Her words were always "too ironic and dead-on to be old-fashioned female: combining her unsentimental jazz age hip with a romantic optimism," crafting compact stories of sincerity that knowingly mocked themselves . She was, by Winer's definition, a "lyricist's lyricist": words woven deftly enough to intrigue her colleagues but never so intricately as to alienate the general public. It wasn't until Stephen Sondheim that her interior rhyming skills had any competition. With her detailed phrasing and layered musing, Fields was better than her male peers, and largely more successful.

After McHugh and Fields parted ways (a split more likely attributable to sheer annoyance with each other rather than any actual artistic disagreement), the lyricist began working with one of her idols: Jerome Kern. Immediately clicking in a way McHugh and Fields never had, they fell into an affectionate rapport that would bind them until his death in 1945. Though 19 years younger, she would cheekily refer to the 5'4'' composer as "junior"--an elbow in Kern's ribs, five inches below her own. But when the laughter subsided, Kern was notoriously finicky and temperamental. He'd write the music and Fields would write the lyrics. And then rewrite the lyrics. And rewrite the lyrics, until he, she, and the bust of Wagner perched on his piano were satisfied.

In 1935 Kern, oft-hailed as America's greatest melodist, pitched a tune so beautiful that Fields had to leave the studio to collect herself. Paired with her lyrics, the melody would become "The Way You Look Tonight," originally featured in the film Swing Time. The first and most famous verse is "a complete sentence, masterfully written, expressing a full thought," flirting with nostalgia and acutely acknowledging the fleeting beauty of love:

Some day, when I'm awfully low
And the world is cold,
I will feel a glow just thinking of you,
And the way you look tonight.
This single stanza could very well sum up Fields's work: clever and sentimental, romantic and cynical, technically perfect and emotionally resonant. She focuses on the moment while glancing at the future like she knows just how good she's got it but that it won't last.
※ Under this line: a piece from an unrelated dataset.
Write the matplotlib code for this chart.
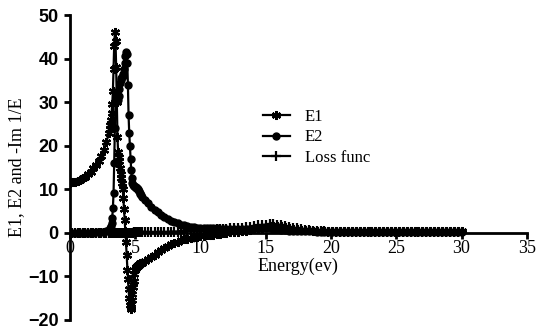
import matplotlib
matplotlib.use("Agg")
import matplotlib.pyplot as plt

# energy grid (eV)
energy = [0.0, 0.2, 0.4, 0.6, 0.8, 1.0, 1.2, 1.4, 1.6, 1.8, 2.0, 2.2, 2.4, 2.6, 2.8,
          3.00, 3.05, 3.10, 3.15, 3.20, 3.25, 3.30, 3.35, 3.40, 3.45,
          3.50, 3.55, 3.60, 3.65, 3.70, 3.75, 3.80, 3.85, 3.90, 3.95,
          4.00, 4.05, 4.10, 4.15, 4.20, 4.25, 4.30, 4.35, 4.40, 4.45,
          4.50, 4.55, 4.60, 4.65, 4.70, 4.75, 4.80, 4.85, 4.90, 4.95,
          5.00, 5.05, 5.10, 5.15, 5.20, 5.25, 5.30, 5.35, 5.40, 5.45,
          5.5, 5.75, 6.0, 6.25, 6.5, 6.75, 7.0, 7.25, 7.5, 7.75, 8.0, 8.25, 8.5,
          8.75, 9.0, 9.25, 9.5, 9.75, 10.0, 10.25, 10.5, 10.75, 11.0, 11.25, 11.5, 11.75,
          12.0, 12.3, 12.6, 12.9, 13.2, 13.5, 13.8, 14.1, 14.4, 14.7,
          15.0, 15.3, 15.6, 15.9, 16.2, 16.5, 16.8, 17.1, 17.4, 17.7,
          18.0, 18.3, 18.6, 18.9, 19.2, 19.5, 19.8, 20.1, 20.4, 20.7,
          21.0, 21.3, 21.6, 21.9, 22.2, 22.5, 22.8, 23.1, 23.4, 23.7,
          24.0, 24.3, 24.6, 24.9, 25.2, 25.5, 25.8, 26.1, 26.4, 26.7,
          27.0, 27.3, 27.6, 27.9, 28.2, 28.5, 28.8, 29.1, 29.4, 29.7,
          30.0]

e1 = [11.5, 11.6, 11.7, 11.9, 12.2, 12.5, 12.9, 13.4, 14.0, 14.8, 15.6, 16.5, 17.6, 19.0, 20.8,
      23.0, 23.8, 24.8, 26.0, 27.5, 29.5, 32.5, 37.5, 43.0, 46.0,
      44.0, 38.0, 30.0, 22.0, 18.5, 17.5, 16.5, 15.0, 13.5, 12.5,
      11.5, 10.0, 8.0, 5.5, 3.0, 0.5, -2.0, -5.0, -8.5, -10.5,
      -13.0, -15.0, -16.5, -17.5, -17.0, -15.5, -14.0, -12.5, -11.0, -9.5,
      -8.5, -8.0, -7.8, -7.6, -7.5, -7.4, -7.3, -7.2, -7.0, -6.9,
      -7.0, -6.5, -6.0, -5.6, -5.0, -4.4, -3.9, -3.4, -3.0, -2.6, -2.3, -2.0, -1.7,
      -1.5, -1.3, -1.1, -1.0, -0.9, -0.8, -0.7, -0.6, -0.5, -0.4, -0.3, -0.2, -0.1,
      0.0, 0.1, 0.2, 0.3, 0.4, 0.5, 0.6, 0.8, 1.0, 1.2,
      1.4, 1.5, 1.6, 1.6, 1.5, 1.3, 1.1, 0.9, 0.8, 0.7,
      0.6, 0.6, 0.5, 0.5, 0.5, 0.5, 0.5, 0.5, 0.5, 0.5,
      0.5, 0.5, 0.5, 0.4, 0.4, 0.4, 0.4, 0.4, 0.4, 0.4,
      0.4, 0.4, 0.4, 0.4, 0.4, 0.4, 0.4, 0.4, 0.4, 0.4,
      0.4, 0.4, 0.4, 0.4, 0.4, 0.4, 0.4, 0.4, 0.4, 0.4,
      0.4]

e2 = [0.0, 0.0, 0.0, 0.0, 0.0, 0.0, 0.0, 0.0, 0.0, 0.0, 0.1, 0.1, 0.2, 0.3, 0.4,
      0.6, 0.8, 1.0, 1.5, 2.3, 3.5, 5.8, 9.2, 16.0, 24.0,
      30.0, 31.0, 31.5, 31.0, 30.5, 31.5, 33.0, 34.5, 35.0, 35.5,
      35.8, 36.0, 36.5, 37.5, 39.0, 40.5, 41.5, 41.0, 39.0, 34.0,
      27.0, 23.0, 20.0, 17.0, 14.5, 12.5, 11.5, 11.0, 10.8, 10.7,
      10.6, 10.5, 10.4, 10.2, 10.0, 9.8, 9.5, 9.2, 8.9, 8.6,
      8.3, 7.5, 6.8, 6.0, 5.3, 4.7, 4.2, 3.7, 3.2, 2.8, 2.5, 2.2, 1.9,
      1.7, 1.5, 1.4, 1.3, 1.2, 1.2, 1.1, 1.1, 1.0, 1.0, 1.0, 0.9, 0.9,
      0.9, 0.9, 0.9, 0.9, 0.9, 0.9, 0.9, 1.0, 1.0, 1.0,
      1.0, 1.0, 0.9, 0.8, 0.7, 0.6, 0.5, 0.5, 0.4, 0.4,
      0.4, 0.4, 0.4, 0.3, 0.3, 0.3, 0.3, 0.3, 0.3, 0.3,
      0.3, 0.3, 0.3, 0.3, 0.3, 0.3, 0.3, 0.3, 0.3, 0.3,
      0.2, 0.2, 0.2, 0.2, 0.2, 0.2, 0.2, 0.2, 0.2, 0.2,
      0.2, 0.2, 0.2, 0.2, 0.2, 0.2, 0.2, 0.2, 0.2, 0.2,
      0.2]

loss = [0.0, 0.0, 0.0, 0.0, 0.0, 0.0, 0.0, 0.0, 0.0, 0.0, 0.0, 0.0, 0.0, 0.0, 0.0,
        0.0, 0.0, 0.0, 0.0, 0.0, 0.0, 0.0, 0.0, 0.0, 0.0,
        0.0, 0.0, 0.0, 0.0, 0.0, 0.0, 0.0, 0.0, 0.0, 0.0,
        0.0, 0.0, 0.0, 0.0, 0.0, 0.0, 0.0, 0.0, 0.0, 0.0,
        0.0, 0.0, 0.0, 0.0, 0.0, 0.0, 0.0, 0.0, 0.1, 0.1,
        0.1, 0.1, 0.1, 0.1, 0.1, 0.1, 0.1, 0.1, 0.1, 0.1,
        0.1, 0.1, 0.1, 0.1, 0.1, 0.2, 0.2, 0.2, 0.2, 0.3, 0.3, 0.3, 0.3,
        0.4, 0.4, 0.4, 0.5, 0.5, 0.5, 0.6, 0.6, 0.7, 0.7, 0.8, 0.8, 0.9,
        0.9, 1.0, 1.0, 1.1, 1.2, 1.3, 1.4, 1.5, 1.7, 1.8,
        1.9, 2.0, 2.0, 1.9, 1.8, 1.6, 1.4, 1.2, 1.0, 0.8,
        0.7, 0.6, 0.5, 0.5, 0.4, 0.4, 0.3, 0.3, 0.3, 0.3,
        0.2, 0.2, 0.2, 0.2, 0.2, 0.2, 0.2, 0.2, 0.2, 0.2,
        0.2, 0.2, 0.2, 0.2, 0.2, 0.2, 0.2, 0.2, 0.2, 0.2,
        0.1, 0.1, 0.1, 0.1, 0.1, 0.1, 0.1, 0.1, 0.1, 0.1,
        0.1]

x_ticks = [0, 5, 10, 15, 20, 25, 30, 35]
y_ticks = [-20, -10, 0, 10, 20, 30, 40, 50]

serif = 'Liberation Serif'
sans = 'Liberation Sans'

fig = plt.figure(figsize=(5.37, 3.34), dpi=100)
ax = fig.add_axes([0.130, 0.042, 0.851, 0.913])

ax.plot(energy, e1, color='black', lw=1.6, marker=(6, 2, 0), ms=6.5, mew=1.6, label='E1')
ax.plot(energy, e2, color='black', lw=1.6, marker='o', ms=5, label='E2')
ax.plot(energy, loss, color='black', lw=1.6, marker='+', ms=7, mew=1.6, label='Loss func')

ax.set_xlim(0, 35)
ax.set_ylim(-20, 50)
ax.set_xticks(x_ticks)
ax.set_yticks(y_ticks)

ax.spines['top'].set_visible(False)
ax.spines['right'].set_visible(False)
ax.spines['bottom'].set_position(('data', 0))
ax.spines['left'].set_linewidth(2)
ax.spines['bottom'].set_linewidth(2)
ax.tick_params(axis='both', direction='out', length=4.5, width=2)
ax.tick_params(axis='x', pad=1)

for lbl in ax.get_yticklabels():
    lbl.set_fontfamily(sans)
    lbl.set_fontweight('bold')
    lbl.set_fontsize(13)
for lbl in ax.get_xticklabels():
    lbl.set_fontfamily(serif)
    lbl.set_fontsize(13)

ax.set_ylabel('E1, E2 and -Im 1/E', fontfamily=serif, fontsize=13, labelpad=2)
ax.set_xlabel('Energy(ev)', fontfamily=serif, fontsize=13, labelpad=0)

ax.legend(loc='upper left', bbox_to_anchor=(0.39, 0.74), frameon=False, numpoints=1,
          handlelength=1.6, handletextpad=0.9, labelspacing=0.25,
          prop={'family': serif, 'size': 12})

fig.savefig('out.png', dpi=100)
For this, the duo would go on to win the 1935 Academy Award for best song. It was the first time a woman was ever awarded the honor. And even though her music would remain relevant and remembered long after her death in 1974, her name was never as well known as her words. In 1971 the three-year-old Songwriters hall of Fame inducted the "ten giants of American Song" as charter members. Fields was the only woman. She wrote over 400 published songs in her six-decade spanning career. Her music was feature in over 30 films. She was awarded five Tonys and an Oscar and Barack Obama quoted her lyrics in his inauguration speech. Yet up until the day she died, people would still ask her, with both shock and admiration: "You wrote that?"